Leader of Union for Reform Judaism slams Israel's ‘misguided’ policies

Rabbi Rick Jacobs, president of the Union for Reform Judaism (file photo)

The leader of the largest Jewish group in North America has criticized Israel’s policies toward Palestinians as “misguided.”

“Asking Jews around the world only to wave the flag of Israel and to support even the most misguided policies of its leaders drives a wedge between the Jewish soul and the Jewish state. It is beyond counterproductive,” Rabbi Rick Jacobs, president of the Union for Reform Judaism, said in a speech Thursday night at the union’s biennial conference in the US city of Orlando, Florida.

The Rabbi said the Jewish community must not remain silent when hate-crime attacks kill innocent Palestinians in the occupied territories.

Jacobs also said that the reform movement “has long opposed Israeli settlement policy in the West Bank.”
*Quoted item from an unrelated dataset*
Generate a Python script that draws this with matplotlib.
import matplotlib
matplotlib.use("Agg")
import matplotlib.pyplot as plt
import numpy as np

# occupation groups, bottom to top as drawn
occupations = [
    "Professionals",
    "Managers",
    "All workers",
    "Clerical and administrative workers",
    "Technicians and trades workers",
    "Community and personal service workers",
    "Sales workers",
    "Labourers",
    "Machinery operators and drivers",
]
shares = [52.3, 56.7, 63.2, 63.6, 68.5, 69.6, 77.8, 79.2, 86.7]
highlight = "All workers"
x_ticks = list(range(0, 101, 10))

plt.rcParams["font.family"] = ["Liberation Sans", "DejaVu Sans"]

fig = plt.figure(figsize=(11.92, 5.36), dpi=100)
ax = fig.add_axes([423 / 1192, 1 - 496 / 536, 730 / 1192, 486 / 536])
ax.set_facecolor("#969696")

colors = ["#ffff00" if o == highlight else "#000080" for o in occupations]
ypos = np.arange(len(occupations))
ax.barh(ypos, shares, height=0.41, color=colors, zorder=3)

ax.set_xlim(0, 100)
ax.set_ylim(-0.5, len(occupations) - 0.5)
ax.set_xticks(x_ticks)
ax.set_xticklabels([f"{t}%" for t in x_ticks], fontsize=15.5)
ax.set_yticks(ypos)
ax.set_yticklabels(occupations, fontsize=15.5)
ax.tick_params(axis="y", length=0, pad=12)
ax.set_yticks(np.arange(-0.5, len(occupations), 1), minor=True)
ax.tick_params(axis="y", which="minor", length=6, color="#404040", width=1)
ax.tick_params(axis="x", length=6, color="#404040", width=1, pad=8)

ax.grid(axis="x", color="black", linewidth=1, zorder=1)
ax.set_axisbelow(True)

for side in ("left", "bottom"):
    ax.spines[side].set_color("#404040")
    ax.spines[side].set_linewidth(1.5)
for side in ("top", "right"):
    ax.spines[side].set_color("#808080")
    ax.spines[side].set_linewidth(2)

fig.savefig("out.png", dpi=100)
“It causes pain and hardship for the Palestinians and alienates Israel from friends and allies around the world,” he added. “Only two states for two people, both states viable and secure, living side by side in peace, will bring the conflict to an end.”

The reform leader also condemned Israel’s treatment of its minorities.
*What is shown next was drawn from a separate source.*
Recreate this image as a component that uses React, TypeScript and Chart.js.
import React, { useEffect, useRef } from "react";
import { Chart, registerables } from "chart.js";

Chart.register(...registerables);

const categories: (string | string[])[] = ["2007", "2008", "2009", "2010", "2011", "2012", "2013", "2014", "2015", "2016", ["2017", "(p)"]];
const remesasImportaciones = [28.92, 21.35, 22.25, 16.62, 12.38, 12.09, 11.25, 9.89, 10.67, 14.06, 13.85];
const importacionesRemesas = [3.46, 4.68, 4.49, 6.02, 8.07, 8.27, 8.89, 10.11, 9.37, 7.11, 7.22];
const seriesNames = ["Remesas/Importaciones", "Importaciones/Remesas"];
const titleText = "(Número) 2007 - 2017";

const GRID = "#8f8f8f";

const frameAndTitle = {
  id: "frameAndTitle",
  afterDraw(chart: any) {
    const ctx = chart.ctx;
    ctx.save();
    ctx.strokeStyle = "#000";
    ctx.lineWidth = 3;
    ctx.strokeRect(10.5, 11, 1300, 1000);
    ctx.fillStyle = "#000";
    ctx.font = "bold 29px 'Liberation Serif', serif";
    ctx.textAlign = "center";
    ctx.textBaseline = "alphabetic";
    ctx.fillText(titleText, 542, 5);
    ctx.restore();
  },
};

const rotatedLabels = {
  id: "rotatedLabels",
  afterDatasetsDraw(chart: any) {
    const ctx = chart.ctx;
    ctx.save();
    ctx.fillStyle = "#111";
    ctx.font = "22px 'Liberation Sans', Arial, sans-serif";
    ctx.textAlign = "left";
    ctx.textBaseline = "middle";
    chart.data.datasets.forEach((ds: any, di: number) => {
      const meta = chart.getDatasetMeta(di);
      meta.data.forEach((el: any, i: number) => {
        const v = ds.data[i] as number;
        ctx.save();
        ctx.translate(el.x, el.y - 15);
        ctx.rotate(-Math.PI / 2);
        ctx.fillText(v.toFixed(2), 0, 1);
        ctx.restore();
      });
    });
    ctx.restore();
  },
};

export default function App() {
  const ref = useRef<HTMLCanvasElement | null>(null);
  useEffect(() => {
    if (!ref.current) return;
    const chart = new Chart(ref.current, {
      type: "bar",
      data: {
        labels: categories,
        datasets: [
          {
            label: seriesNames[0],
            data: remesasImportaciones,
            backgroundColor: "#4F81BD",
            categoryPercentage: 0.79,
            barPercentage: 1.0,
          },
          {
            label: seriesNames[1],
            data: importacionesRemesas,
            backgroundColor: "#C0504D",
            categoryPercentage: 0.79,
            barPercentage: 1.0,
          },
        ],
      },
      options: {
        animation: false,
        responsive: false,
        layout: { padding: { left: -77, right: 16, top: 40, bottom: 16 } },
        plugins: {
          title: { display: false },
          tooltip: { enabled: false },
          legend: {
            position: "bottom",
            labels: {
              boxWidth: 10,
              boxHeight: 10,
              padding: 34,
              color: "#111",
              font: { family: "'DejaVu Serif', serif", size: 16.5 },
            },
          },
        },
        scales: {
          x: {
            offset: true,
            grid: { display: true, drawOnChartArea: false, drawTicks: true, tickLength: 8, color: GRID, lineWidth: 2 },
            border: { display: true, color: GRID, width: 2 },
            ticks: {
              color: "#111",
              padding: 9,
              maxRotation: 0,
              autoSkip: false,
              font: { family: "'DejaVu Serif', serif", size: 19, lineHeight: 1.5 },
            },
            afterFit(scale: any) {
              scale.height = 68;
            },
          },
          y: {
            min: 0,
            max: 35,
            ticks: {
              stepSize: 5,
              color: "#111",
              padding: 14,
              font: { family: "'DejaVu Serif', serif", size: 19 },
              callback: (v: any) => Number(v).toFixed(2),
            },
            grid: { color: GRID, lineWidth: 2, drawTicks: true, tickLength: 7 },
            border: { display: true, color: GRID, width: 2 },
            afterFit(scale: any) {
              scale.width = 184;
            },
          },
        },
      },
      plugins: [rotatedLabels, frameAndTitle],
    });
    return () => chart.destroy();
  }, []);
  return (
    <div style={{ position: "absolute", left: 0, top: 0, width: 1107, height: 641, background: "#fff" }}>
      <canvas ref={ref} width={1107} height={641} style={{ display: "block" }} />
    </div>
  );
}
“Jews who see brokenness in the treatment of Israel’s minorities, or in the way ultra-Orthodox views of Judaism are being enshrined in secular law, are being told that, when it comes to Israel, you should check your commitment to tikkun olam at the door; we will not,” Jacobs said.

Tikkun olam is a Jewish concept characterized by acts of kindness performed to repair the world. The Reform leader said it also applies to repairing Israel.

“Many Jews, especially younger ones, feel that Israel has become too intolerant not just of Arab citizens of Israel, but also of non-Orthodox Jews, Ethiopian Jews…,” he noted.

Israeli soldiers and settlers gather around the body of a Palestinian man at the Jewish settlement of Beit Hadassah in the center of the Israeli-occupied city of Hebron, on October 29, 2015. (AFP photo) 

 

Tensions have been running especially high since August when the Israeli regime imposed restrictions on the entry of some Palestinians into the al-Aqsa Mosque in East al-Quds (Jerusalem)--the third holiest site in Islam.

According to the latest figures by the Palestinian Health Ministry, at least 76 Palestinians, including 17 children, have lost their lives at the hands of Israeli forces since the beginning of October.

More than half a million Israelis live in over 120 illegal settlements built since Israel’s occupation of the Palestinian territories of the West Bank and East al-Quds in 1967.